Oleh: RD. Stefanus Wolo Itu

KONGGREGASI SVD telah berusia 150 tahun. Satu setengah abad! Sebuah rentang sejarah yang panjang. Saya pribadi coba merenung. Dan ingin memaknai yubileum ini. Permenungan yang bertolak dari sudut pandang dan pengalaman pribadi.

Saya sempat bertanya: Apakah boleh seorang imam diosesan turut merayakan dan memaknai jubileum 150 tahun kelahiran SVD? Ataukah hanya internal keluarga besar SVD? Suara hati saya berbisik: Saya harus berbuat sesuatu! Saya sungguh merasakan jasa baik SVD. Karena itu saya melakukan aksi-aksi sederhana untuk memaknai 150 tahun kelahiran SVD. Ini betul sebuah intensi pribadi.

Pertama, saya melantunkan doa syukur kepada Tritunggal Maha Kudus. Allah Tritunggal telah menghadirkan konggregasi SVD ke tengah dunia melalui Santo Arnoldus Janssen. SVD lahir di tengah situasi “Kulturkampf”. Mereka mewartakan sabda dan menyebarkan iman ke seluruh dunia. “Steyler Missionar” membawa sabda Allah kepada umat beriman. Sabda itu bertumbuh dan terus berkembang.

Dalam doa dan ekaristi saya bersyukur kepada Allah Tritunggal Maha Kudus. Saya berterima kasih  kepada Santo Arnoldus Janssen dan keluarga besar SVD. Ayah saya Albertus Sabu Dhoni selalu menyebut lima nama imam SVD: P. Frans Cornelissen, P. Cornelius Does(Pustardos), P. Anton Donkers, P. Zakarias Ze dengan P. Markus Moa.

Ayah mengenang jasa baik mereka. Mereka membangun pola pikir melalui pendidikan. Mereka mengajak kita selalu menghargai sesama. Mereka memiliki martabat luhur. Semua pekerjaan yang baik, entah kecil atau besar sama mulia. Perjalanan hidup keluarga kami dan panggilan imamatku tak terlepas dari peran SVD.
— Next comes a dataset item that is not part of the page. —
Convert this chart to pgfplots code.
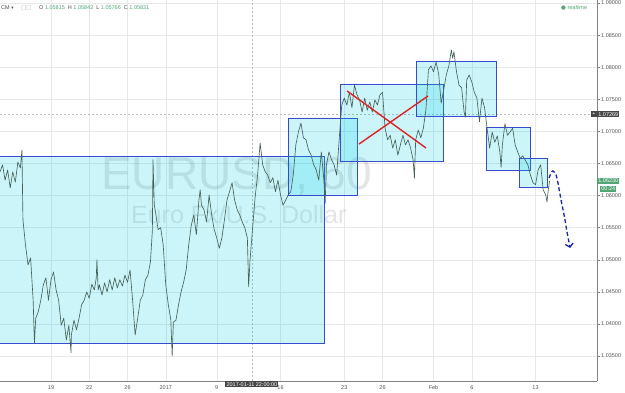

Saya juga berdoa untuk perutusan SVD pasca jubileum 150 tahun. SVD sudah turut membangun fundasi kehidupan iman dan masyarakat. Mereka memberi kontribusi nyata dalam bidang pendidikan, sosial dan budaya. Semoga sama saudara SVD tetap bersemangat dan setia membawa firman Tuhan ke tengah dunia. Dalam situasi apapun, mereka terus mewartakan kasih dan kebenaran. Mereka terbuka membangun dialog, teguh memperjuangkan keadilan, perdamaian dan keutuhan ciptaan.

Kedua, saya bersama umat paroki mendukung aksi kemanusiaan Jubileum 150 tahun SVD. Saya terkesan dengan proyek: “150 Jahre Steyler Missionar – 150 Brunnen für die Welt”. Mereka menggalang dana untuk membangun 150 sumur air bersih di seluruh dinia. Konggregasi SVD bekerja di hampir 80 negara. Mereka mengetahui kebutuhan dunia: AIR BERSIH. 150 sumur merupakan proyek teladan harapan dan kasih. Ketersediaan air bersih menjadi ajakan untuk mengenangkan anugerah cinta Tuhan dan sumber kehidupan.

Ketiga, saya mengunjungi sama saudara SVD.  Bulan Agustus lalu saya mengunjungi mereka di Sankt Agustin Jerman, Steyl, Roosendaal dan Teteringen Belanda. Liburan ke Sankt Agustin selalu berarti kembali ke rumah. Rektornya P. Polikarp Ulin Agan dari Adonara adalah teman kelas di Ledalero. Saya diperlakukan sebagai tamu Rektor. Tidur dan makan minum gratis.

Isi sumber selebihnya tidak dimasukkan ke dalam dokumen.